# START OF Provided information

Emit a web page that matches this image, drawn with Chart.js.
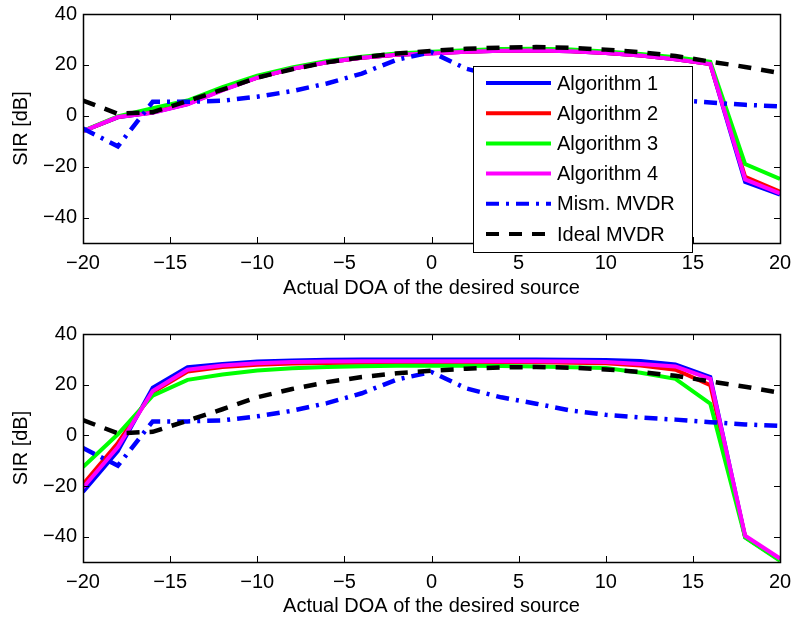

# END OF Provided information
# START OF Provided information

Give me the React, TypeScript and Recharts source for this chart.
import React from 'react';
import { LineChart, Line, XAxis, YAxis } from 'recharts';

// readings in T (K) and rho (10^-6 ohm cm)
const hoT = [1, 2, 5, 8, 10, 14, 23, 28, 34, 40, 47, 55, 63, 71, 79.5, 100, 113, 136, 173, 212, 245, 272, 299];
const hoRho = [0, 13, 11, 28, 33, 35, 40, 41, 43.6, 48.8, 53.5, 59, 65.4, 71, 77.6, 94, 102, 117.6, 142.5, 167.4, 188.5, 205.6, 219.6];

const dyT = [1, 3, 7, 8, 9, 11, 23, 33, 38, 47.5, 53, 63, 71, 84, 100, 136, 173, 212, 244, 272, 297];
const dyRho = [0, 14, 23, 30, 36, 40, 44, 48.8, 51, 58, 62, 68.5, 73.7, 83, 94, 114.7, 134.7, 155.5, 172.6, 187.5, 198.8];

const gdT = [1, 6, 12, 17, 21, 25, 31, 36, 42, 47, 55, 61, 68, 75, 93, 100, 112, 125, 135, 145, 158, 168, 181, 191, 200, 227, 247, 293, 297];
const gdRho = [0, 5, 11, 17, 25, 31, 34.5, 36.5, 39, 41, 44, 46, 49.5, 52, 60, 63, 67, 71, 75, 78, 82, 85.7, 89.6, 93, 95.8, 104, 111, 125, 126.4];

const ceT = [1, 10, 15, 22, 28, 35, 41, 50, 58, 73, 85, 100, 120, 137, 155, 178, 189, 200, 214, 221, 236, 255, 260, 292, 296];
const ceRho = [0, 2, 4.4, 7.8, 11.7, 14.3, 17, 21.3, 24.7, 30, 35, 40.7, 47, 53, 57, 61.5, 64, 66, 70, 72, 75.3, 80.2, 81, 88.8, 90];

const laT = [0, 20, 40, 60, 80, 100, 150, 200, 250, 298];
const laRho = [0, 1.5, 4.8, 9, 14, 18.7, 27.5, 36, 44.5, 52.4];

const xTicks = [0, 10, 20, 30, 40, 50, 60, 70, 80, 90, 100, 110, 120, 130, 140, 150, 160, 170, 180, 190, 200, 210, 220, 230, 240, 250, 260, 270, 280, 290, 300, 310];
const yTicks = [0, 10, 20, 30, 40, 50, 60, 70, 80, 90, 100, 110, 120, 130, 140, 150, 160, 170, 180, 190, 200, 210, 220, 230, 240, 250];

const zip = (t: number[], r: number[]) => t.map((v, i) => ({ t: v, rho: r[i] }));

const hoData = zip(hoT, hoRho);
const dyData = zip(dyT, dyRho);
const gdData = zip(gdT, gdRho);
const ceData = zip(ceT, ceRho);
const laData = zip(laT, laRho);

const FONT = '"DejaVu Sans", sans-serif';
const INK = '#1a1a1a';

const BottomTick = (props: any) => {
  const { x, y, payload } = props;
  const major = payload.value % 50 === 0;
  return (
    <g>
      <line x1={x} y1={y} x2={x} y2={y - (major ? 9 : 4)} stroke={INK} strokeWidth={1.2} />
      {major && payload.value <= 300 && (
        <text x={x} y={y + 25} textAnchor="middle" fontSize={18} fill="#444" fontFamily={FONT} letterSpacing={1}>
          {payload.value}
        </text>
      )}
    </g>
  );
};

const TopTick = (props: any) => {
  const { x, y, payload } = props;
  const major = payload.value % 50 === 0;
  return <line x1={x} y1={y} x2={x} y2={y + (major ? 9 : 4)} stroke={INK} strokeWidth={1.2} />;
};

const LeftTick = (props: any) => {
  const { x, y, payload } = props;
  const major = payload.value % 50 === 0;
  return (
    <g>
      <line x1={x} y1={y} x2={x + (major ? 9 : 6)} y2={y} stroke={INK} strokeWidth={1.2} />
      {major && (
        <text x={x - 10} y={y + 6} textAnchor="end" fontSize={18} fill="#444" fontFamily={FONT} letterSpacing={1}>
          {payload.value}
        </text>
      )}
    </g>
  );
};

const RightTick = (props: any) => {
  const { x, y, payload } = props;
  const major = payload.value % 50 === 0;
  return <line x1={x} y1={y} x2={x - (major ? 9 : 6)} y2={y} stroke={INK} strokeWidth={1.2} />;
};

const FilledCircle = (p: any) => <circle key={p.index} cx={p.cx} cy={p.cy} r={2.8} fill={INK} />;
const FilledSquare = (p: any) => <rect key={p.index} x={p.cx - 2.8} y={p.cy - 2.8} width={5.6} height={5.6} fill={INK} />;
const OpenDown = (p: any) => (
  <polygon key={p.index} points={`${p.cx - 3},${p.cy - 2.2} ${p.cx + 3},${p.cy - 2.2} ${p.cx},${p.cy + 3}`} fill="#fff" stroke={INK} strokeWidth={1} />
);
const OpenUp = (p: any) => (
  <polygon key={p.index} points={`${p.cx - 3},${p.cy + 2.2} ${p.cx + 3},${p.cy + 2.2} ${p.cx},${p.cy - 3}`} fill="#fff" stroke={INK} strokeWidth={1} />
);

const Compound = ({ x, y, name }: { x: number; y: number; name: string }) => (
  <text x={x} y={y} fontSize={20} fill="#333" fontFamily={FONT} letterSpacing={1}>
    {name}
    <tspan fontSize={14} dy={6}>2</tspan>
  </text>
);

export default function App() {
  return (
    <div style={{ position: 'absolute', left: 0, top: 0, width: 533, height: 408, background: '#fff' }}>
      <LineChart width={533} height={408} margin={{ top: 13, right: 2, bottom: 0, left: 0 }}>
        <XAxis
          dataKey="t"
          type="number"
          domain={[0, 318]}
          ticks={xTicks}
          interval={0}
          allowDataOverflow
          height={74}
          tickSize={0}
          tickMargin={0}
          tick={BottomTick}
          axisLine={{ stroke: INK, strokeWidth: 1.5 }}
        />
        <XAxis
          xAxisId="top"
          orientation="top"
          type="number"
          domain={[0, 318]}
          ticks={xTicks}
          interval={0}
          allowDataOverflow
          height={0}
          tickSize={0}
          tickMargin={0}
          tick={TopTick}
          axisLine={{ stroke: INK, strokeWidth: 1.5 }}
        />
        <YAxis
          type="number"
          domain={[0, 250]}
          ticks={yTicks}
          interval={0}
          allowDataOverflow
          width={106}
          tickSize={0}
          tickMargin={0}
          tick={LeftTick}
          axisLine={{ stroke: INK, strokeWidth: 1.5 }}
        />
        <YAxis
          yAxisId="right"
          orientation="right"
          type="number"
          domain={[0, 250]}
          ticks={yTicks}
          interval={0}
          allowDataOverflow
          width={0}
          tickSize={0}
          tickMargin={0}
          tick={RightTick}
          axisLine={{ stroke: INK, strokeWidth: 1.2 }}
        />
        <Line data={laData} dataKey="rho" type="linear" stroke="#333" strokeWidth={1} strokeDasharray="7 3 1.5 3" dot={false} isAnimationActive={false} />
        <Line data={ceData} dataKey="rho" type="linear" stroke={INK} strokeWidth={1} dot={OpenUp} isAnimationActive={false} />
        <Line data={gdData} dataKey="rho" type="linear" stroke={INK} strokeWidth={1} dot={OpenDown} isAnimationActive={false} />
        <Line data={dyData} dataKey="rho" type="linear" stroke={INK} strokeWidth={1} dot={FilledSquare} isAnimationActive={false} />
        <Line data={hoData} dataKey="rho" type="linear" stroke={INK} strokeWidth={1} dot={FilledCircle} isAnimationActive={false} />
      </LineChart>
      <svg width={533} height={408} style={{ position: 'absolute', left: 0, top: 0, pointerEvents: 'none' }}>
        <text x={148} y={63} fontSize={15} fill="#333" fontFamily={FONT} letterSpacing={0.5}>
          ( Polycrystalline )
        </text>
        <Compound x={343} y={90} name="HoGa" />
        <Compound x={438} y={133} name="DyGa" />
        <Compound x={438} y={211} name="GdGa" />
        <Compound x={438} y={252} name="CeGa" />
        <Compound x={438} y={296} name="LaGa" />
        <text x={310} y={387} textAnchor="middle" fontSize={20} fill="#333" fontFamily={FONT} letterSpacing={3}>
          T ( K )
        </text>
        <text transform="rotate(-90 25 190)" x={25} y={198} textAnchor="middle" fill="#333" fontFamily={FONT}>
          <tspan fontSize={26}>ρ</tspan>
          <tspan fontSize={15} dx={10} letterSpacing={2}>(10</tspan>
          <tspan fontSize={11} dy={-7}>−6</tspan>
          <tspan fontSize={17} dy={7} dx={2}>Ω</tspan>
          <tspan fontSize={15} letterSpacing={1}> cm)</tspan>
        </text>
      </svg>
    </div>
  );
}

# END OF Provided information

■ What is asked
Would you quote everything above from the line containing "Give me the" down to the line containing "const zip = (t: number[], r: number[])"? Include both of those lines and nothing else.

■ Correct response
Give me the React, TypeScript and Recharts source for this chart.
import React from 'react';
import { LineChart, Line, XAxis, YAxis } from 'recharts';

// readings in T (K) and rho (10^-6 ohm cm)
const hoT = [1, 2, 5, 8, 10, 14, 23, 28, 34, 40, 47, 55, 63, 71, 79.5, 100, 113, 136, 173, 212, 245, 272, 299];
const hoRho = [0, 13, 11, 28, 33, 35, 40, 41, 43.6, 48.8, 53.5, 59, 65.4, 71, 77.6, 94, 102, 117.6, 142.5, 167.4, 188.5, 205.6, 219.6];

const dyT = [1, 3, 7, 8, 9, 11, 23, 33, 38, 47.5, 53, 63, 71, 84, 100, 136, 173, 212, 244, 272, 297];
const dyRho = [0, 14, 23, 30, 36, 40, 44, 48.8, 51, 58, 62, 68.5, 73.7, 83, 94, 114.7, 134.7, 155.5, 172.6, 187.5, 198.8];

const gdT = [1, 6, 12, 17, 21, 25, 31, 36, 42, 47, 55, 61, 68, 75, 93, 100, 112, 125, 135, 145, 158, 168, 181, 191, 200, 227, 247, 293, 297];
const gdRho = [0, 5, 11, 17, 25, 31, 34.5, 36.5, 39, 41, 44, 46, 49.5, 52, 60, 63, 67, 71, 75, 78, 82, 85.7, 89.6, 93, 95.8, 104, 111, 125, 126.4];

const ceT = [1, 10, 15, 22, 28, 35, 41, 50, 58, 73, 85, 100, 120, 137, 155, 178, 189, 200, 214, 221, 236, 255, 260, 292, 296];
const ceRho = [0, 2, 4.4, 7.8, 11.7, 14.3, 17, 21.3, 24.7, 30, 35, 40.7, 47, 53, 57, 61.5, 64, 66, 70, 72, 75.3, 80.2, 81, 88.8, 90];

const laT = [0, 20, 40, 60, 80, 100, 150, 200, 250, 298];
const laRho = [0, 1.5, 4.8, 9, 14, 18.7, 27.5, 36, 44.5, 52.4];

const xTicks = [0, 10, 20, 30, 40, 50, 60, 70, 80, 90, 100, 110, 120, 130, 140, 150, 160, 170, 180, 190, 200, 210, 220, 230, 240, 250, 260, 270, 280, 290, 300, 310];
const yTicks = [0, 10, 20, 30, 40, 50, 60, 70, 80, 90, 100, 110, 120, 130, 140, 150, 160, 170, 180, 190, 200, 210, 220, 230, 240, 250];

const zip = (t: number[], r: number[]) => t.map((v, i) => ({ t: v, rho: r[i] }));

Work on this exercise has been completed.